A disloyal rabbit, a magic hat, and two eyes made out of coal are all part of another Rankin/Bass animated special on our list. But instead of employing their trademark Animagic, this one was traditionally drawn with the specific intention of resembling a Christmas card. Frosty the Snowman tells the simple story of a snowman brought to life by a magician’s wayward hat, the dastardly magician who wants it back, and the children who will go as far as needed to bring their new friend to safety, even if that’s all the way to the North Pole. Joyous and bright like the song itself, Frosty still manages to pull off the suspense of pursuit and is well-remembered for an ending that can make grown men — even the burliest of them — cry.

4. The Year Without a Santa Claus (1974)

Lest anyone think that Mrs. Claus is just a trophy wife, we’re proven otherwise in the Rankin/Bass Animagic classic The Year Without a Santa Claus.
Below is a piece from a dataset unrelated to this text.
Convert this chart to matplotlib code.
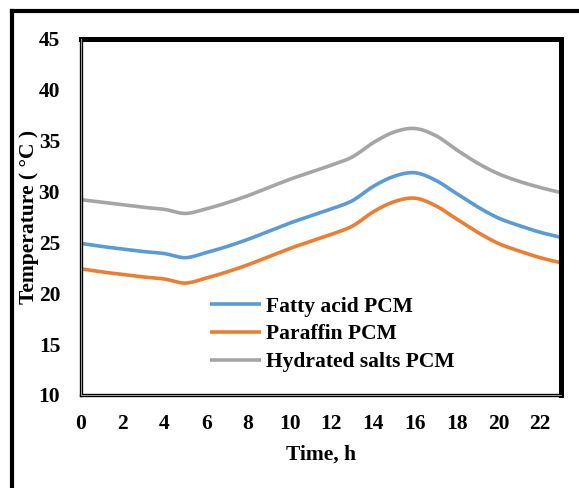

In this story — based on a children’s book and not a song — Santa takes a hiatus after feeling underappreciated, so two determined elves decide to step in as replacements and become embroiled in a dispute over weather patterns. Enter Mrs. Claus, who helps them out and restores faith in her husband’s legacy. Released in 1974, this was an early tip-off to Bill O’Reilly that the War on Christmas was coming down the pike like gangbusters. Year is Rankin/Bass’s most delightfully giddy offerings and boasts one of the best musical numbers in a TV special to date, especially compared to the cumbersome Live! Broadway telecasts that we’ve been bombarded with recently. Which, despite featuring living and breathing performers, are all somehow much less animated.

3. Dr. Suess’ How the Grinch Stole Christmas! (1966)

Photo: Warner Bros. Television Distribution

Adapted from the classic children’s book by the legendary author, Dr. Suess’ How The Grinch Stole Christmas! was brought to life as a TV special in 1966 by another legend, animator Chuck Jones. It was also voiced by a third, horror movie icon Boris Karloff. With such a triumvirate, it is no surprise that Grinch became an enduring, international holiday favorite as beloved now as it was upon its first airing. Essentially a Scrooge story with a similar ending, it follows the nefarious doings of a green, furry malcontent who has become so fed up with Yuletide cheer that he joyfully plots to bring the whole thing down by committing impressively executed grand larceny. But Christmas is much more than its ornate trappings, which comes as an unexpected revelation, particularly for the king of sinful sots.

2. Rudolph the Red-Nosed Reindeer (1964)

If you know Dasher and Dancer and Prancer, et al, then you probably know Rudolph and the gist of his inspiring story. But in Rankin/Bass’s best TV special on this list comes the discovery that we never knew the half of it. The bullying and ostracization of an innocent reindeer solely due to his unique deformity is all there. But we never new about Hermey, the elf whose interest in dentistry over toymaking has made him an outcast as well; and Yukon Cornelius, perhaps the first lumbersexual since Paul Bunyan to find such a wide audience of kids. Together, they forge an adventure in their quest for social acceptance and manage to save Christmas along the way. Though he’d done it already officially, the TV version of Rudolph the Red-Nosed Reindeer further ensures that our hoofed hero has indeed gone down in history.

1. A Charlie Brown Christmas (1965)

Photo: ABC Photo Archives/ABC (Getty).

The network suits didn’t want real children to voice the characters, which was a departure from standard practices at the time. They also fought the jazz soundtrack, the lack of a laugh track, and the biblical recitation Linus delivers at the end. Though the main question posed by A Charlie Brown Christmas is “What is the meaning of Christmas?,” maybe it should have been “Why are there even network suits in the first place?” The animated TV special they couldn’t envision became the best there ever was. Like the small sapling of a Christmas tree Charlie Brown selects to enliven the school play, A Charlie Brown Christmas is solitary and spare, but deceptively gorgeous and primed to burst with festivity when you least expect it. Certainly an entertainment to delight the kids, its intelligence and thought-provoking complexity are still as relevant and incisive for everyone today as it was when the world’s most beloved blockhead searched for the true purpose of the world’s most well-advertised holiday so many years ago.